In 2007, the mean number of chronic conditions diagnosed among Medicare beneficiaries across 306 HRRs was 0.90; median, 0.87. The frequency of diagnosis varied substantially with geography, according to the study. The average number of chronic conditions diagnosed per Medicare beneficiary ranged from 0.58 in Grand Junction, Colo., and Idaho Falls, Idaho, to 1.23 in Miami and McAllen, Texas.
Across the 306 HRRs, diagnosis frequency had a strong positive correlation with measures of physician encounters and diagnostic testing. In addition, the number of conditions diagnosed was related to risk of death, the authors wrote. Among patients diagnosed with 0, one, two, and three conditions, the case-fatality rates were 16, 45, 93, and 154 per 1000, respectively.
“As the number of diagnoses of chronic conditions increased in individual patients, there was an associated increased risk of death. However, as the number of diagnoses increased among geographically defined populations (i.e., across quintiles of diagnosis frequency), there was little relationship with population-based mortality. These apparently paradoxical findings were explained by a third observation: Among patient subgroups with a given number of chronic conditions, there was a consistent stepwise decrement in case fatality as diagnosis frequency increased.
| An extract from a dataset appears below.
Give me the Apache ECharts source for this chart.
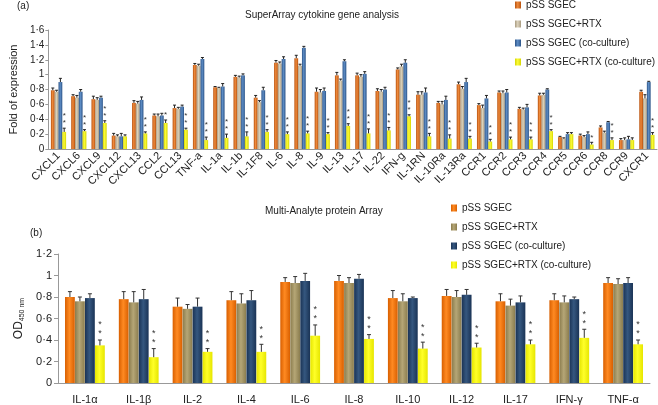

“As with all observational data, causality cannot be directly tested. Our analysis could be limited by residual confounding—i.e., from variables that could explain increased diagnosis frequency as well as declining case fatality. The conventional explanation for our findings would be that the geographic variation in diagnosis frequency reflects underlying differences in disease burden, [thus] regions with high diagnosis frequencies must have sicker patients,” wrote Welch and colleagues. “However, this explanation fails to explain why population-based mortality is stable across quintiles of diagnosis frequency.”
The authors cited a number of limitations in their analysis. For example, “although Medicare claims are the most complete population-based data available in the U.S., they are not entirely complete. Specifically, beneficiaries enrolled in plans outside of fee-for-service (plans that receive capitated payments from Medicare, such as Medicare Advantage) are not included in claims data,” they wrote. In addition, the logistic regression models’ ability to adequately isolate the effect of each individual condition from others may be limited; and coding could vary across regions, according to the study.
“Future research must further evaluate the contribution of the process of observation to diagnosis frequency and explore mechanisms to better measure disease burden,” the authors concluded.